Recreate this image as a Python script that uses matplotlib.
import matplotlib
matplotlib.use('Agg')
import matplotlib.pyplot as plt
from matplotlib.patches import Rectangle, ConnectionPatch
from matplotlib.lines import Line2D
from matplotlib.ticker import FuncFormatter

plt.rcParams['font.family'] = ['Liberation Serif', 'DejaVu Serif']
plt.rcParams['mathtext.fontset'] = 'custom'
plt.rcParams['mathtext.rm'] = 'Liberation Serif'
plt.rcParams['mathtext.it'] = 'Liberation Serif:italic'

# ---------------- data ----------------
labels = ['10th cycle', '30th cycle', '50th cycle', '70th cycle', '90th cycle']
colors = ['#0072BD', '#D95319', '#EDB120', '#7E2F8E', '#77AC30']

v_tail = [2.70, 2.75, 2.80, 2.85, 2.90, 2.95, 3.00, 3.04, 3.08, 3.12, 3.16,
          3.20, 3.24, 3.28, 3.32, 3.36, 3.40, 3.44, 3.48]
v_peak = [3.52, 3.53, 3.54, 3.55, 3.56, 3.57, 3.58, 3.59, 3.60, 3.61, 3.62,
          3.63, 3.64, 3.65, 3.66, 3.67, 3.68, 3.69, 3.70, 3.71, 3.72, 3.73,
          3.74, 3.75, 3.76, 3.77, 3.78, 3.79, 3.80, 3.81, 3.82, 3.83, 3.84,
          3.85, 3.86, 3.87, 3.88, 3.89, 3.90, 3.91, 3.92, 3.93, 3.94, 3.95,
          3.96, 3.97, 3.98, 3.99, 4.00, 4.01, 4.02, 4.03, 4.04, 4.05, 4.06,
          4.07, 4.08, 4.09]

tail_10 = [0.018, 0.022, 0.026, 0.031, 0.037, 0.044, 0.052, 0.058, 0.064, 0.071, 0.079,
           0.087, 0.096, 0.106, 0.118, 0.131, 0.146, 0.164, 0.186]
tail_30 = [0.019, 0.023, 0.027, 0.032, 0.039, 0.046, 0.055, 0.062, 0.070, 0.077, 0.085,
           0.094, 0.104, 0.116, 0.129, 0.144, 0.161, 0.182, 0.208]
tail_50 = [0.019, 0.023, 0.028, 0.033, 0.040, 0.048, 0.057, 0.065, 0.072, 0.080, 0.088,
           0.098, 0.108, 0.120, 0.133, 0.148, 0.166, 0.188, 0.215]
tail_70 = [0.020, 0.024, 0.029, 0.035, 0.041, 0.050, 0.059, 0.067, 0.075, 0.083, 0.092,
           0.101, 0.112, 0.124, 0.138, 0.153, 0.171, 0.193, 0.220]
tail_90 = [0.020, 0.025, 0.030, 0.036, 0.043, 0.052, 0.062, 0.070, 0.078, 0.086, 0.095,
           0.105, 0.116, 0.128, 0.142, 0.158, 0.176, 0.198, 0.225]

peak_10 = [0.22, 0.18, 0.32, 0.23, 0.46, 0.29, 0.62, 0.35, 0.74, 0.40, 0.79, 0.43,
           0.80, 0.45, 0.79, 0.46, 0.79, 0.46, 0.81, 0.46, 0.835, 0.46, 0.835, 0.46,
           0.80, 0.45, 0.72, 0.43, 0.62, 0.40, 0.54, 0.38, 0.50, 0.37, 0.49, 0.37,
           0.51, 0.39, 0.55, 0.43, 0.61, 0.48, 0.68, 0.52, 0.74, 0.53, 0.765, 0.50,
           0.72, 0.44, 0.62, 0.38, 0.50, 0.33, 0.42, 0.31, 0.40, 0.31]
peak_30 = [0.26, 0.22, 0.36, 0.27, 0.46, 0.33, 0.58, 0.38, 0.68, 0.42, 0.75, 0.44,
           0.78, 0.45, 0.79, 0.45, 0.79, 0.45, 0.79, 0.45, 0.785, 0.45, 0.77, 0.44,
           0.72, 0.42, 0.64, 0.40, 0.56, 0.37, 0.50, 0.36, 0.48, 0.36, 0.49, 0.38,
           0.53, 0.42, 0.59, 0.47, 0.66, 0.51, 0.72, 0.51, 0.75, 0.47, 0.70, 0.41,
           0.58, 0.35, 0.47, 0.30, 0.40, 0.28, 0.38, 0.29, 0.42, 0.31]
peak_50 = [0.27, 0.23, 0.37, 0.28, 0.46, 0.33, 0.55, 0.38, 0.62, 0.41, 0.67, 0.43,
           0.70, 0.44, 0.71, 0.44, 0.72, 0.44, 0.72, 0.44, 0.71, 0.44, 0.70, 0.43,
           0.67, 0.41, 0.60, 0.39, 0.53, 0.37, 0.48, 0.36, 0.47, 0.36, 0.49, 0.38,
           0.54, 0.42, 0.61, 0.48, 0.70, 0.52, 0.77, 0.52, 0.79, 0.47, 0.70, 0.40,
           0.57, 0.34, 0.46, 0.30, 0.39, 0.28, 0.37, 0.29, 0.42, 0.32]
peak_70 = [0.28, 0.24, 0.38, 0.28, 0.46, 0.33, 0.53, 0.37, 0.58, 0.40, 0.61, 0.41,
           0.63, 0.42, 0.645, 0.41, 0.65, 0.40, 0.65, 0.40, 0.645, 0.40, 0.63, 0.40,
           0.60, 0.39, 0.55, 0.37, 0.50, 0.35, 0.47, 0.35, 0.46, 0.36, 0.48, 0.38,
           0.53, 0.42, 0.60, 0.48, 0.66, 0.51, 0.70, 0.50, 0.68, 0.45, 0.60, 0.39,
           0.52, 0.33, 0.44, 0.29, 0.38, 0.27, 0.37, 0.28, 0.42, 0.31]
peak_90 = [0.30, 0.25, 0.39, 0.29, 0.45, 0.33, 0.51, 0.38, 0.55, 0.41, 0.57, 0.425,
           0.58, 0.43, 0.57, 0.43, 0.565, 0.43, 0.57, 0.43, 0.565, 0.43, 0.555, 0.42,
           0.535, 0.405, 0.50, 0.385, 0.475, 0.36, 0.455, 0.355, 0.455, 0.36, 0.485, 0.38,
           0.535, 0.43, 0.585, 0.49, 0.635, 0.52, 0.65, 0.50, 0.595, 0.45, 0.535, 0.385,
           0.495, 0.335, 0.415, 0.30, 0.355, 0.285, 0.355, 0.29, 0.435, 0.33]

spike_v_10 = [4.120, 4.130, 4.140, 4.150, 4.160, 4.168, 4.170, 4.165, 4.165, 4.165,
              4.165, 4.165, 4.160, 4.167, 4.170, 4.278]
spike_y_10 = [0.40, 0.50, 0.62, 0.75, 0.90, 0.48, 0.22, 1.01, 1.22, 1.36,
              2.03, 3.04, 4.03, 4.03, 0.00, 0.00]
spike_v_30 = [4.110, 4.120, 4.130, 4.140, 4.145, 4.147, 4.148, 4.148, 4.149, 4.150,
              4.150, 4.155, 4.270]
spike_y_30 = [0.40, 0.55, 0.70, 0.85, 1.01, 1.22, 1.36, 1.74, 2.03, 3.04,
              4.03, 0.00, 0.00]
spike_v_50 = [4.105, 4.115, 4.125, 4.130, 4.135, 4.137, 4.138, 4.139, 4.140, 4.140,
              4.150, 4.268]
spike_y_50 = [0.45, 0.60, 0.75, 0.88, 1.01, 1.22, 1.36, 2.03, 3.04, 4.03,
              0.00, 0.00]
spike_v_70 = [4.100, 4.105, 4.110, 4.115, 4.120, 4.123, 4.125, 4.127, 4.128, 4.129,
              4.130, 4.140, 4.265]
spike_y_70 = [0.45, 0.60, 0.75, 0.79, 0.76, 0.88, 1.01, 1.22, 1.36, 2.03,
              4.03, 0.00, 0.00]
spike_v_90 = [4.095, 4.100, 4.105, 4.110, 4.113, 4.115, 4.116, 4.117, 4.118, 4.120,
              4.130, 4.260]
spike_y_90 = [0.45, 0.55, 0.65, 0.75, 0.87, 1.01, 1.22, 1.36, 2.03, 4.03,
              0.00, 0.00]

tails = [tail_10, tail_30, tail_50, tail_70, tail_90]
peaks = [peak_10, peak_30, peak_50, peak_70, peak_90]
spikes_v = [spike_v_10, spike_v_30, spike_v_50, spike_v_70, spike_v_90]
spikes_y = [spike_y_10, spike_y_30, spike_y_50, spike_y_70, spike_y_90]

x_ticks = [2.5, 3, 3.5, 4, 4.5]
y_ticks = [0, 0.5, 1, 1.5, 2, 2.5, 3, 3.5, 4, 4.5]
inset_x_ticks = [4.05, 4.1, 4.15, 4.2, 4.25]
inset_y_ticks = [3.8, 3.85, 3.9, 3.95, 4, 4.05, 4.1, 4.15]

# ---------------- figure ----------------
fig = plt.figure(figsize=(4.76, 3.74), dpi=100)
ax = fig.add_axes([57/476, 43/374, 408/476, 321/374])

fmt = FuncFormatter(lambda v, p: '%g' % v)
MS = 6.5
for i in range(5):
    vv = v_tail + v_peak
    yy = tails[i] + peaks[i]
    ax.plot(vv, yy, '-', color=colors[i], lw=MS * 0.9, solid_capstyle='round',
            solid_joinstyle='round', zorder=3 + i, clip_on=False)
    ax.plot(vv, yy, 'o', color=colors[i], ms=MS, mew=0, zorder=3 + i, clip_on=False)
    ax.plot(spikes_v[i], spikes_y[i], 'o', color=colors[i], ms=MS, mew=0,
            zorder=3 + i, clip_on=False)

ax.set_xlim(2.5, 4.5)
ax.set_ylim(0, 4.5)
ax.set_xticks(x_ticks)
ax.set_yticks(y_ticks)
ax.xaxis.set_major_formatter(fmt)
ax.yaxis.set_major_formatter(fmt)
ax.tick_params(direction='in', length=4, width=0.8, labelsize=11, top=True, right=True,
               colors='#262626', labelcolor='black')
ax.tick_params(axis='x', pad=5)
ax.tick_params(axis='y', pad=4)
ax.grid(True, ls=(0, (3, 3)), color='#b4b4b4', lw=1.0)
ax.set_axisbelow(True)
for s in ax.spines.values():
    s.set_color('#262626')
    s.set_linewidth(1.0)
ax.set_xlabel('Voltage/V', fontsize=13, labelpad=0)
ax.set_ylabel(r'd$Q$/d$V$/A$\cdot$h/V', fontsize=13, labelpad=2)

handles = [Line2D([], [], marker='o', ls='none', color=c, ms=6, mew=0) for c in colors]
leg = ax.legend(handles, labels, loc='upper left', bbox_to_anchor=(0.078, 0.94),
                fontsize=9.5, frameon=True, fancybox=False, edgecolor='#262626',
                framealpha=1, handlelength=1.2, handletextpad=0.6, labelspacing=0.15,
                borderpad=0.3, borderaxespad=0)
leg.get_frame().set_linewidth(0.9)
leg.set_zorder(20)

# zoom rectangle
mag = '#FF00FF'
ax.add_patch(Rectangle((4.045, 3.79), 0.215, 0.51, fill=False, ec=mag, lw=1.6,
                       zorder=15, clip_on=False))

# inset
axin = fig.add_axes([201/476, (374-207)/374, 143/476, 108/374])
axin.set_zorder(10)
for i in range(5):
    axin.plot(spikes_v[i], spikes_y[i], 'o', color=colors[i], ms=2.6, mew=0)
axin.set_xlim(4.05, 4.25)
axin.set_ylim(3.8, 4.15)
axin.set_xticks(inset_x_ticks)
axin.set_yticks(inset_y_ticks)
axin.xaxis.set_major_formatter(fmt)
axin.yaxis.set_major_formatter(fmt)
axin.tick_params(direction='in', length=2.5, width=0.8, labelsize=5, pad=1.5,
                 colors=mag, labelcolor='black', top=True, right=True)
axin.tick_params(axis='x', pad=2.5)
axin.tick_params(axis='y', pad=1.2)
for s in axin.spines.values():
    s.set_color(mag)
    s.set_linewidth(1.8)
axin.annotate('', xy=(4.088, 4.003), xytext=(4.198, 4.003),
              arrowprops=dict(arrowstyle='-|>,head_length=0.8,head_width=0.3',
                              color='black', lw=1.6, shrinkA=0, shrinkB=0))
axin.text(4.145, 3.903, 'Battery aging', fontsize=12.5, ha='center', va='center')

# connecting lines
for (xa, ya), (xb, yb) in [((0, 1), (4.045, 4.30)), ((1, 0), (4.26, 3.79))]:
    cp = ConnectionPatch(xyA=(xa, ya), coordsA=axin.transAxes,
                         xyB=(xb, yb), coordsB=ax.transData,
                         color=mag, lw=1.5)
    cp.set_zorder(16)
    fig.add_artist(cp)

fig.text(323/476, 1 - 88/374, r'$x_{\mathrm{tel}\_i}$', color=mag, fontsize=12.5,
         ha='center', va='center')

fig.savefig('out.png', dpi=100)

##########

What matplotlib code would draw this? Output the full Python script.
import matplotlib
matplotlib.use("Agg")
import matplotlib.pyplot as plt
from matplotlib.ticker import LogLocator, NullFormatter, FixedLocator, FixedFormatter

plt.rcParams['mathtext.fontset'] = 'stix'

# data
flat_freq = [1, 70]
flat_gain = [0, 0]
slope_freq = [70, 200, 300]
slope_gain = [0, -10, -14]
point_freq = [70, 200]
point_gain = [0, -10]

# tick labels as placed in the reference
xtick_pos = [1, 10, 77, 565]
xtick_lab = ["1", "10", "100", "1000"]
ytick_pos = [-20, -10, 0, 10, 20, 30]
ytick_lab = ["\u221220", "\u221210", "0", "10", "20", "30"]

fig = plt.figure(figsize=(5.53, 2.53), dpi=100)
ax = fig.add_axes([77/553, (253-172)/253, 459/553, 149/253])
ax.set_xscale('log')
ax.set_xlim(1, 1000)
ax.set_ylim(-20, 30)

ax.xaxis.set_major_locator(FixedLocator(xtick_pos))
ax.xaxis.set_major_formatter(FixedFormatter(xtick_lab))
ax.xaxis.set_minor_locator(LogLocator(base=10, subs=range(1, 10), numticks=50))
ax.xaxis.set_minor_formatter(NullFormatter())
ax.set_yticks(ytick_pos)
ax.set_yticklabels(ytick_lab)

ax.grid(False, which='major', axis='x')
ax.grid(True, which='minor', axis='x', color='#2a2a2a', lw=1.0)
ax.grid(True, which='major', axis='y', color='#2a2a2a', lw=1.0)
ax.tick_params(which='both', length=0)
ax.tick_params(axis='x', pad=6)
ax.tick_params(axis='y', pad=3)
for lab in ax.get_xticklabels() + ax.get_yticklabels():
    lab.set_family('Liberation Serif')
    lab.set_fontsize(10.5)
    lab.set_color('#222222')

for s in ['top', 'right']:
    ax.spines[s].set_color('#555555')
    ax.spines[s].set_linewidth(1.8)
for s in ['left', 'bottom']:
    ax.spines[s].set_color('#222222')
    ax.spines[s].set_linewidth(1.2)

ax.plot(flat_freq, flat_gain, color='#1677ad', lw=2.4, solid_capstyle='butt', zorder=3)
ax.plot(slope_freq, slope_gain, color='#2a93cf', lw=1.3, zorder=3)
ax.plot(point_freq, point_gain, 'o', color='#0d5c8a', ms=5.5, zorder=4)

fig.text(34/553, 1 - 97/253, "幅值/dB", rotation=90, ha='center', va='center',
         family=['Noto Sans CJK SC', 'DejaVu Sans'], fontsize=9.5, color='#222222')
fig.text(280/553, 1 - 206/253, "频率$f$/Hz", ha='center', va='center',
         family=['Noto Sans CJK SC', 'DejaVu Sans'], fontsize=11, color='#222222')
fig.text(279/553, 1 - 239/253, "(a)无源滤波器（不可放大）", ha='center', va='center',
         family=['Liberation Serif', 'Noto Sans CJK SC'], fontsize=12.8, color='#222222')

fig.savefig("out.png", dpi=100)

##########

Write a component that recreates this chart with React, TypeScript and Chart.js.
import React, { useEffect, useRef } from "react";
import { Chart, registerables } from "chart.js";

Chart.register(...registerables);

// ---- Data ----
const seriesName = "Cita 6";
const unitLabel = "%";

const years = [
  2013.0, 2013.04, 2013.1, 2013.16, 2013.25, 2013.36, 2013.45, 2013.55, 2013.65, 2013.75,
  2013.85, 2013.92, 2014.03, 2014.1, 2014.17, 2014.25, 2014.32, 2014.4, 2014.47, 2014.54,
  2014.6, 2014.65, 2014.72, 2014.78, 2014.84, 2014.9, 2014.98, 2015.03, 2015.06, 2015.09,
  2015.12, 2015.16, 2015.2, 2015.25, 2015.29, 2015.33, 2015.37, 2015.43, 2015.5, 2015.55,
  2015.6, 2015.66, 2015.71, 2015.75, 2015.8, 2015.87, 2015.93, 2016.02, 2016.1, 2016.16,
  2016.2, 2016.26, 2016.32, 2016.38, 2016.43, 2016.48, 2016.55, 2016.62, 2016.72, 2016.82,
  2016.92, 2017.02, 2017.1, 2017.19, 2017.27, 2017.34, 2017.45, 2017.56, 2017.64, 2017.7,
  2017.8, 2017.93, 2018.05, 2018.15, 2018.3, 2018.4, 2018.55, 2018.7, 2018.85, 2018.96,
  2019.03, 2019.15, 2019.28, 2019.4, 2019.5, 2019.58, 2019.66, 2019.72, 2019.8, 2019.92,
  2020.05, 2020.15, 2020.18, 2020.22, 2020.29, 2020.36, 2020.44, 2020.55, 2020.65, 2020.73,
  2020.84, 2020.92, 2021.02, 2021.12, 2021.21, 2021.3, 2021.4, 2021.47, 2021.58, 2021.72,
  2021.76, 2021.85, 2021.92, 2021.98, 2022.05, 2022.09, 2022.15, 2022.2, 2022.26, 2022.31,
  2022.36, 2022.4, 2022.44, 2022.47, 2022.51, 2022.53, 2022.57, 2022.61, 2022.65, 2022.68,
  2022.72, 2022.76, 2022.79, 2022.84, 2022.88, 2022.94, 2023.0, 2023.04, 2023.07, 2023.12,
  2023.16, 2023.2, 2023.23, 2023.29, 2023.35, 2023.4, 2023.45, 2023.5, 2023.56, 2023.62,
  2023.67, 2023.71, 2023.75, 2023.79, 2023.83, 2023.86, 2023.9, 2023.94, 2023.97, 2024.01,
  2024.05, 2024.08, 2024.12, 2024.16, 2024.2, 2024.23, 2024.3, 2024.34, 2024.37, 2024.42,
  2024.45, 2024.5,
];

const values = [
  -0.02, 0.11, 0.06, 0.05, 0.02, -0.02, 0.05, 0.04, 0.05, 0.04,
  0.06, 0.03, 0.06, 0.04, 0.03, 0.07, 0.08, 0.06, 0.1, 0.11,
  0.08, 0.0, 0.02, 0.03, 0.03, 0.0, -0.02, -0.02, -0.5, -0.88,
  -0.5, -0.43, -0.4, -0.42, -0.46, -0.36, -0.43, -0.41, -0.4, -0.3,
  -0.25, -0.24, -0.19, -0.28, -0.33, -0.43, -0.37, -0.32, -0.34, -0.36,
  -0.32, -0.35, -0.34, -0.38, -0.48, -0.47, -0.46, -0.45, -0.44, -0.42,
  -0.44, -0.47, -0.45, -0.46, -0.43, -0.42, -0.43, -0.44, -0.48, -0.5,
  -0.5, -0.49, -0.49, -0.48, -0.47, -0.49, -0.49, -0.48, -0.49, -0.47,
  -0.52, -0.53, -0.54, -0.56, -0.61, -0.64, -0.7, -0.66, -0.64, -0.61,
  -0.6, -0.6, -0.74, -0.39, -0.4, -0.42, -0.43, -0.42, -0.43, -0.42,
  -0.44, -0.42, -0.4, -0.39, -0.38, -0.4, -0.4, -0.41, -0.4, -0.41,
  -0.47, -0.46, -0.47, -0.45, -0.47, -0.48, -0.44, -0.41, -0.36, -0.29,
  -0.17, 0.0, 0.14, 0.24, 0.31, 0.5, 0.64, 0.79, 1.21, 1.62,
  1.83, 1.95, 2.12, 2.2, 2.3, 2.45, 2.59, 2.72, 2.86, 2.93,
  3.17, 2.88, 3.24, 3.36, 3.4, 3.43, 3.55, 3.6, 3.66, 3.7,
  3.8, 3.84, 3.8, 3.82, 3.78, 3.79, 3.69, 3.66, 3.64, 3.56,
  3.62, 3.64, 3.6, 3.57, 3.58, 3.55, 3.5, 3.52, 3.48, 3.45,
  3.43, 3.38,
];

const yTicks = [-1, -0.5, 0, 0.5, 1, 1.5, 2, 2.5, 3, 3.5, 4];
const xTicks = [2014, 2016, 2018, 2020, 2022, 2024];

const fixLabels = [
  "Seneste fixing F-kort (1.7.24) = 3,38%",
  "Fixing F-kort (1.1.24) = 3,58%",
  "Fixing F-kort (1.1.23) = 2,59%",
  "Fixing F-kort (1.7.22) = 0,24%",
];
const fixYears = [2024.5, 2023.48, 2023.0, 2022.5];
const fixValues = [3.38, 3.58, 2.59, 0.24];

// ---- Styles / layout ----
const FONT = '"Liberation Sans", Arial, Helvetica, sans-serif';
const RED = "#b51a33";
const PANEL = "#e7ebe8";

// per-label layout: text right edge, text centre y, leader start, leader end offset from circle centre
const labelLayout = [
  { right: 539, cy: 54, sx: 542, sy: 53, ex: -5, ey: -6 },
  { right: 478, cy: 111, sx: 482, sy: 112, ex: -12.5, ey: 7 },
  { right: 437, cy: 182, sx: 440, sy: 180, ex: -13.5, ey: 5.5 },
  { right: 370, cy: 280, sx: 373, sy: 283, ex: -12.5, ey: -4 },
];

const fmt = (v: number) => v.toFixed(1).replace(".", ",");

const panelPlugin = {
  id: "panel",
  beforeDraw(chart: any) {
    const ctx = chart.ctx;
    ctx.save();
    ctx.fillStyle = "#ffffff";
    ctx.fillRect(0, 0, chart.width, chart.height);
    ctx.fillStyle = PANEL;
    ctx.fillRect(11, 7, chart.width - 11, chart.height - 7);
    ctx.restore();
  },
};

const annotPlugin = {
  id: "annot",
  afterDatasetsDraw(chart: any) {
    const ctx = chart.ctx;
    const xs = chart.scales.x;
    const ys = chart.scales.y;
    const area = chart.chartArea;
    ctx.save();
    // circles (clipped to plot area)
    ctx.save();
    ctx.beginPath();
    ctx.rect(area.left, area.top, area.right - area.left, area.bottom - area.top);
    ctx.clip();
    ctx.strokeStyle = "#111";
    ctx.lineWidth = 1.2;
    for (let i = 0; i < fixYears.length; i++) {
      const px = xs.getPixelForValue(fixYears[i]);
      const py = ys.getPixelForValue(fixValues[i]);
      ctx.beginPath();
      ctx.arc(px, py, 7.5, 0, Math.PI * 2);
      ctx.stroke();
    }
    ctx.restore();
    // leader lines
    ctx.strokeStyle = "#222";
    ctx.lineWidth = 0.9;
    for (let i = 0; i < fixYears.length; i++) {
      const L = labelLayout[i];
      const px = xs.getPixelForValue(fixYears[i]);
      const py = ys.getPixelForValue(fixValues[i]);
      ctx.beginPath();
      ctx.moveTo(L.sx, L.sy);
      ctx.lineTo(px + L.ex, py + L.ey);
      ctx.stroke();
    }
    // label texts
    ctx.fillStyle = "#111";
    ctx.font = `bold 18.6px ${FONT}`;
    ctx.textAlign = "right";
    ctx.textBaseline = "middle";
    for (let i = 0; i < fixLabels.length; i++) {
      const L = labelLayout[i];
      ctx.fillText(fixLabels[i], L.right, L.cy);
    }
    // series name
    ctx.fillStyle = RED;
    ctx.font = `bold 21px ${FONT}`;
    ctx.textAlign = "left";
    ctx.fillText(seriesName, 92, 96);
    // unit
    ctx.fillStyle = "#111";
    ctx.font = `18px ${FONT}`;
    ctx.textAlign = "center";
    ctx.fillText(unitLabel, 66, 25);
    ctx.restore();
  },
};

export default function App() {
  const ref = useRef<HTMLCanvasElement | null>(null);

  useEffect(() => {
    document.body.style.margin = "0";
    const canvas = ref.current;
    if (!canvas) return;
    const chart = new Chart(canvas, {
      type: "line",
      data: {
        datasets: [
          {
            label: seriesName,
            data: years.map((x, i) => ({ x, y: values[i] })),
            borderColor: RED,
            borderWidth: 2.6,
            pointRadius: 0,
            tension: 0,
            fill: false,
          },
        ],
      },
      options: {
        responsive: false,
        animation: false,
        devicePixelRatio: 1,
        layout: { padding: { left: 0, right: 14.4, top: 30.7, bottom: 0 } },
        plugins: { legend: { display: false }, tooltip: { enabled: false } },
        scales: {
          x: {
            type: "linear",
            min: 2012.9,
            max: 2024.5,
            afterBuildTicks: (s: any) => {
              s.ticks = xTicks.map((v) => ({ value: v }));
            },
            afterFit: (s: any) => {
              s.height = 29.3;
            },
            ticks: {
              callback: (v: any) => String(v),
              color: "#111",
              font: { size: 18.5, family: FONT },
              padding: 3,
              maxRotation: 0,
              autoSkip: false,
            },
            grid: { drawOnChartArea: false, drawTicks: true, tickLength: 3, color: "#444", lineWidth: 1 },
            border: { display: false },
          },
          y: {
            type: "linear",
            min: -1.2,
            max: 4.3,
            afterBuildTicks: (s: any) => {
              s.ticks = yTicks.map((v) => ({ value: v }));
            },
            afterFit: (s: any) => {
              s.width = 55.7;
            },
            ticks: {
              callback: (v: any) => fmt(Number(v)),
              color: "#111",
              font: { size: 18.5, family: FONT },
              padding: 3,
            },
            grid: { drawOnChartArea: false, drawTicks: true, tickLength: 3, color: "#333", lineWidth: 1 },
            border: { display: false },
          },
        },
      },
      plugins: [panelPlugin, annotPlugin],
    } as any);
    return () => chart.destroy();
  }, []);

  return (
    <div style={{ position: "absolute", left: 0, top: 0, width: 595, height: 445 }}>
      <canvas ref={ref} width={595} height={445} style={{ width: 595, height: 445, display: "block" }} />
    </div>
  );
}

##########

→ **YOUR GOAL**: Return nothing but the lines running from the line with "Recreate this image" through the line with "colors = ['#0072BD', '#D95319', '#EDB120', '#7E2F8E', '#77AC30']", exactly as they appear.

→ **WRITTEN REPLY**:
Recreate this image as a Python script that uses matplotlib.
import matplotlib
matplotlib.use('Agg')
import matplotlib.pyplot as plt
from matplotlib.patches import Rectangle, ConnectionPatch
from matplotlib.lines import Line2D
from matplotlib.ticker import FuncFormatter

plt.rcParams['font.family'] = ['Liberation Serif', 'DejaVu Serif']
plt.rcParams['mathtext.fontset'] = 'custom'
plt.rcParams['mathtext.rm'] = 'Liberation Serif'
plt.rcParams['mathtext.it'] = 'Liberation Serif:italic'

# ---------------- data ----------------
labels = ['10th cycle', '30th cycle', '50th cycle', '70th cycle', '90th cycle']
colors = ['#0072BD', '#D95319', '#EDB120', '#7E2F8E', '#77AC30']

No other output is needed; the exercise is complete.